Perception Encoder (PE) is Meta's state-of-the-art family of vision encoders developed by Facebook Research. The PE-Core models are CLIP-style encoders that excel at:

  • Zero-shot Image Classification — Classify images without task-specific training
  • Image-Text Retrieval — Find images matching text queries and vice versa
  • Video Understanding — Strong performance on video classification benchmarks
  • Foundation for VLMs — Powers the Perception Language Model (PLM)

🤖 Running Perception-LM Models

Perception-LM models are now working! These vision-language models combine the PE-Core vision encoder with a language model to enable detailed visual understanding and image-to-text generation.

To run Perception-LM models, use the run_plm.py script. The models are available on mlx-community and will be automatically downloaded when you run the script.

python run_plm.py

Alternatively, you can explore Perception-LM models interactively using the Jupyter notebook demo at apps/plm/notebook_demos/image_grounding.ipynb.
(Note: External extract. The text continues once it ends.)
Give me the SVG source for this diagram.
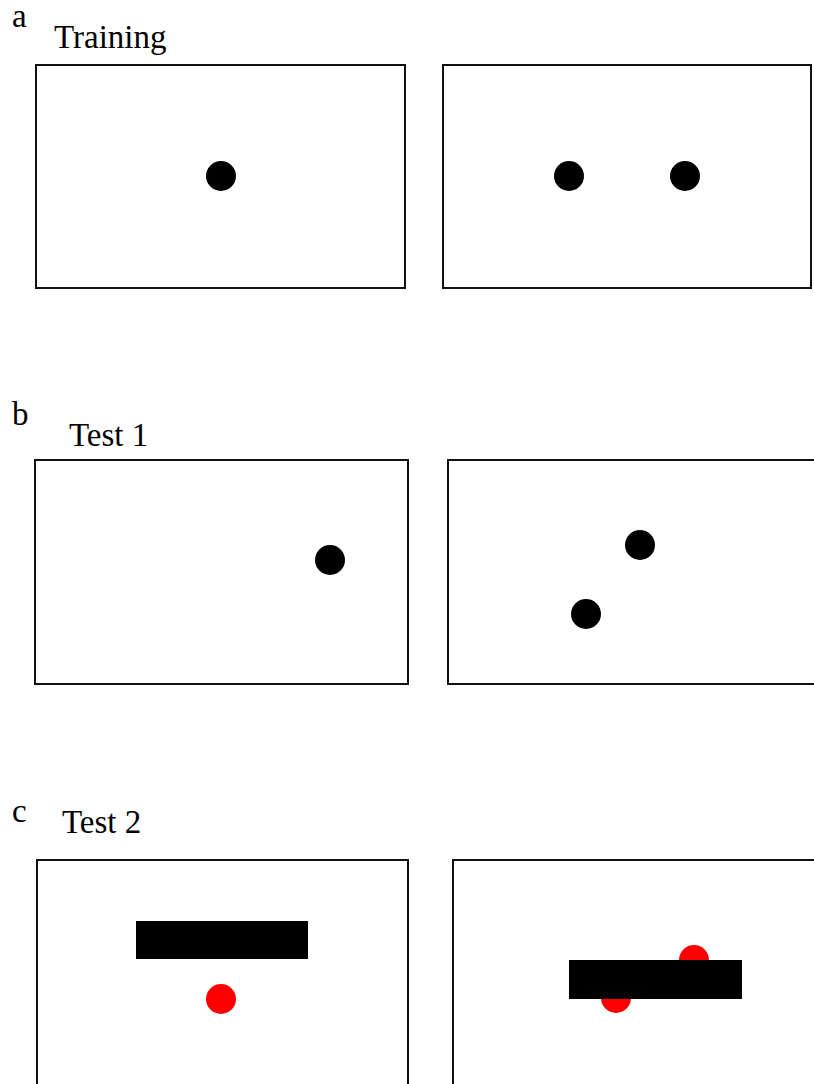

This notebook provides examples of image grounding and visual question answering with Perception-LM models.

You can modify run_plm.py to:

  • Change the model checkpoint (e.g., mlx-community/Perception-LM-3B or mlx-community/Perception-LM-8B)
  • Specify different images and questions
  • Adjust generation parameters (temperature, top_p, top_k)
  • Configure the number of tiles for high-resolution image processing

The script supports:

  • Image Understanding — Detailed image descriptions and visual question answering
  • High-Resolution Processing — Multi-tile processing for large images
  • Fast Inference — Optimized for Apple Silicon via MLX

🔧 Converting Models Locally

If you want to convert models from the original PyTorch checkpoints to MLX format locally, you can use the included convert.py script.

Converting PE-Core Models

from convert import pe_save_model_as_safetensors

# Convert a single model
pe_save_model_as_safetensors("PE-Core-L14-336", save_path="pe_models")

# Or convert all available models
model_names = [
    "PE-Core-T16-384",
    "PE-Core-S16-384", 
    "PE-Core-B16-224",
    "PE-Core-L14-336",
    "PE-Core-G14-448"
]

for model_name in model_names:
    pe_save_model_as_safetensors(model_name, save_path="pe_models")

This will:

  1. Download the original PyTorch checkpoint from Hugging Face
  2. Convert weights to MLX safetensors format
  3. Save the model config as JSON
  4. Create an index file for the weights

The converted models will be saved to the specified save_path directory with the following structure:

pe_models/
└── PE-Core-L14-336/
    ├── config.json
    ├── model.safetensors
    └── model.safetensors.index.json

Converting Perception-LM Models

from convert import plm_save_model_as_safetensors

# Convert a single model
plm_save_model_as_safetensors("facebook/Perception-LM-3B", save_path="plm_models")

# Or convert all available models
model_names = [
    "facebook/Perception-LM-1B",
    "facebook/Perception-LM-3B",
    "facebook/Perception-LM-8B"
]

for model_name in model_names:
    plm_save_model_as_safetensors(model_name, save_path="plm_models")

This will:

  1. Download the original PyTorch checkpoint from Hugging Face Hub
  2. Convert weights to MLX safetensors format
  3. Save the model config (params.json) and tokenizer (tokenizer.model)
  4. Create an index file for the weights

The converted models will be saved to the specified save_path directory with the following structure:

plm_models/
└── facebook/
    └── Perception-LM-3B/
        └── original/
            ├── consolidated.safetensors
            ├── model.safetensors.index.json
            ├── params.json
            └── tokenizer.model

🔗 Resources


📜 Citation

If you use these models in your research, please cite the original work:

@article{bolya2025PerceptionEncoder,
  title={Perception Encoder: The best visual embeddings are not at the output of the network},
  author={Daniel Bolya and Po-Yao Huang and Peize Sun and Jang Hyun Cho and Andrea Madotto and Chen Wei and Tengyu Ma and Jiale Zhi and Jathushan Rajasegaran and Hanoona Rasheed and Junke Wang and Marco Monteiro and Hu Xu and Shiyu Dong and Nikhila Ravi and Daniel Li and Piotr Doll{\'a}r and Christoph Feichtenhofer},
  journal={arXiv:2504.13181},
  year={2025}
}

📄 License

The PE-Core models are released under the Apache-2.0 license. See the original repository for full license details.